Short problem |
It is required that the lines from the top of the listing through the line with "const yTicks = [0, 10, 20, 30, 40, 50];" be reproduced exactly, excluding pictures.
• • • • • • •
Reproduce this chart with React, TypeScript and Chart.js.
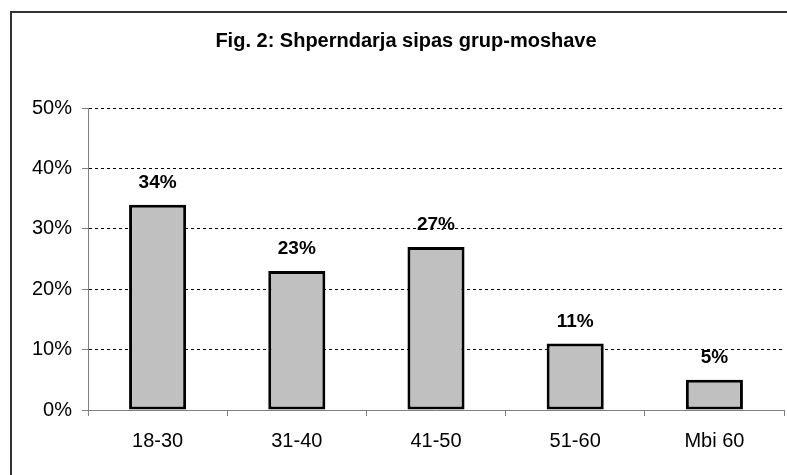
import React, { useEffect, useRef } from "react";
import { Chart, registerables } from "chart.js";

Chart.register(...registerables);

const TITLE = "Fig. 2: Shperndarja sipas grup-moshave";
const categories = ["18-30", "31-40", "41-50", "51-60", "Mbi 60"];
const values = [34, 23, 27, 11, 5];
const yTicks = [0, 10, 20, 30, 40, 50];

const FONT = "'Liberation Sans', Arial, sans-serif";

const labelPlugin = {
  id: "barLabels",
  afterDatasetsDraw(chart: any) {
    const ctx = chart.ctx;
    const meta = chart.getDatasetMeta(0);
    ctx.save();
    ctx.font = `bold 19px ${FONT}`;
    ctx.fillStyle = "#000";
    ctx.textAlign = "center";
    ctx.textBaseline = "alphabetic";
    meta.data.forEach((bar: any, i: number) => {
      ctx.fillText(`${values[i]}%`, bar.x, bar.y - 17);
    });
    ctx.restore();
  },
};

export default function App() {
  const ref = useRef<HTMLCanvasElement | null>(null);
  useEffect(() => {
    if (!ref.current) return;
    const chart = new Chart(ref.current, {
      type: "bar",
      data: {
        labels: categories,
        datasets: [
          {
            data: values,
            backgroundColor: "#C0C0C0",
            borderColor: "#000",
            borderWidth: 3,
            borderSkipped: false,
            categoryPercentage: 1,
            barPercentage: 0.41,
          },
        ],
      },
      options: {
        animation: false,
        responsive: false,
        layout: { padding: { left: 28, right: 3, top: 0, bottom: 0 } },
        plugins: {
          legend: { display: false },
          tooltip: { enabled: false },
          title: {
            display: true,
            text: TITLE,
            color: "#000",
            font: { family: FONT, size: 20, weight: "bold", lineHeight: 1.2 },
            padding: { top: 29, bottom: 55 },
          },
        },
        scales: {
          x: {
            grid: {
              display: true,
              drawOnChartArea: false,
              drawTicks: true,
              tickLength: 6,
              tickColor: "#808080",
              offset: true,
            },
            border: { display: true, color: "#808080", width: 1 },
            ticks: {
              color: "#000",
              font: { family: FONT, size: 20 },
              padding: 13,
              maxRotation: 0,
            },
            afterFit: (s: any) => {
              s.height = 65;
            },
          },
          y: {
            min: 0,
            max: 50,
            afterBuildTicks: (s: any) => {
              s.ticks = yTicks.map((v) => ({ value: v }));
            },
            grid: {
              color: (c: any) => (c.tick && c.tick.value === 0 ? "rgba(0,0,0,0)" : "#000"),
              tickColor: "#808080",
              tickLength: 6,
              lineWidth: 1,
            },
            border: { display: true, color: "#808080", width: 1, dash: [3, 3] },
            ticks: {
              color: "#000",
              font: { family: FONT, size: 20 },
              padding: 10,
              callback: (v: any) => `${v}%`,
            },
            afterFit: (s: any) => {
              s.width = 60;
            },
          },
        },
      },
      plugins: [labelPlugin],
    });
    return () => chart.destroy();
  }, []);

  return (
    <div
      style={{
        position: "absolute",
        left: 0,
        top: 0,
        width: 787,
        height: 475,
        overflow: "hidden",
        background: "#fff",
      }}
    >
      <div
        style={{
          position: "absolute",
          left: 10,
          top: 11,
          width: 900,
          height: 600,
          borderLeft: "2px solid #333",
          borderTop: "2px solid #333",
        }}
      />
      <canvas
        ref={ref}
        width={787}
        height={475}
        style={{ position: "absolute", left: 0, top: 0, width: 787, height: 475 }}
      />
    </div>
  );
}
• • • • • • •
In response |
Reproduce this chart with React, TypeScript and Chart.js.
import React, { useEffect, useRef } from "react";
import { Chart, registerables } from "chart.js";

Chart.register(...registerables);

const TITLE = "Fig. 2: Shperndarja sipas grup-moshave";
const categories = ["18-30", "31-40", "41-50", "51-60", "Mbi 60"];
const values = [34, 23, 27, 11, 5];
const yTicks = [0, 10, 20, 30, 40, 50];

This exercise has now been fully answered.